I am relatively new to this CD-burning lark - but AFAIK I understood it
to be the other way around. Meaning - burning an Audio CD can only be done
as a WRITE CD - giving one closed burn; whereas burning Data/
Files&Folders can be written as a WRITE SESSION - leaving your CD-R
availabale for further sessions' writing (up to its 640-MB capacity).
I realise this does give you a multi-session CD.
But getting around your "old CD-ROMs don't read multisession" prob., --
assuming A) you wish to get these multiMB files off your harddrive B) You
have a system CD-ROM - and C) you have a recorder capable of burning
CD-RWs) -- I'd suggest this: -
Record your date files/folders as multiple sessions onto a CD-RW over
your few weeks. Thus you can free up space on your hardrive.
As and when the CD-RW is full/or you have completely copied the other
peoples data files - mount the CD-RW in your CD-ROM drive and
drag-and-drop the individual data files across and do ONE closed-session
WRITE onto a CD-R.
HTH
Don
**Remove the obvious to reply by email**
>I know you can leave a session open on audio CD's to allow additional tracks
>later but can you do the same with data? I often copy data files for people
>with old CD roms which don't read multisession. I would like to fill the CD
>over a few weeks then close it all in the one session. How?
>
You can leave a session open on an audio cds but you cannot play it
until you close the disc ; closing the disc will not allow you to add
audio or data anymore. Also it is not advisable to create one
session, add audio, then create a second session to add additional
audio, especially if you are going to play it on a regular audio cd
player because these players do not read multisession discs. It can
read only the first session created.
As far as data goes you can create what is called a multisession discs
whereby you add data then append more data later on. You don't have
to close the disc to read data recorded. However keep in mind that
for every new session created, you lose about 14 megs of disc space.
geoff
Please remove .nospam at end of email address to respond.

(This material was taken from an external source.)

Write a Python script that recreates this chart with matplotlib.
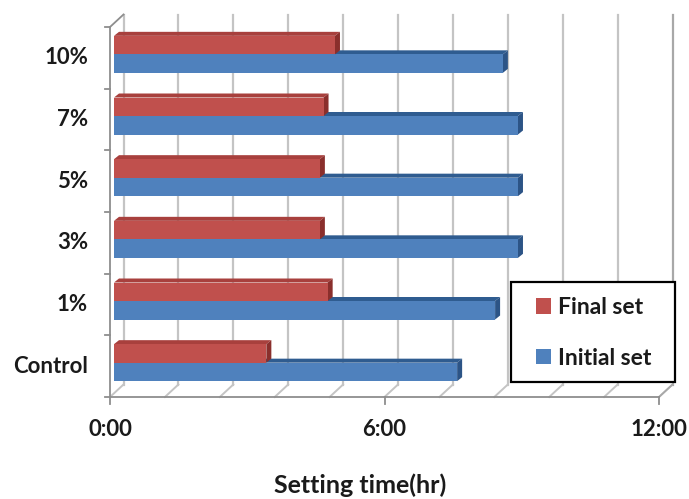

I understand what you mean It's just that "Easy CD creator" gives you the
option of leaving the session open on the audio burn but doesn't let you do
it on the data. Is there a program that let's you leave a data session open?
If I could do this I wouldn't need to worry about losing 30mb of space
(according to the manual) every time I closed a session. My CD's sometimes
have 5 or more sessions.
So far as I know there is NO way to get out of the 30 meg overhead for every
session
>
>Geff <lab...@hotmail.nospam.com> wrote in message
>news:B222FEA862BA6E42.11D878A9...@lp.airnews.net...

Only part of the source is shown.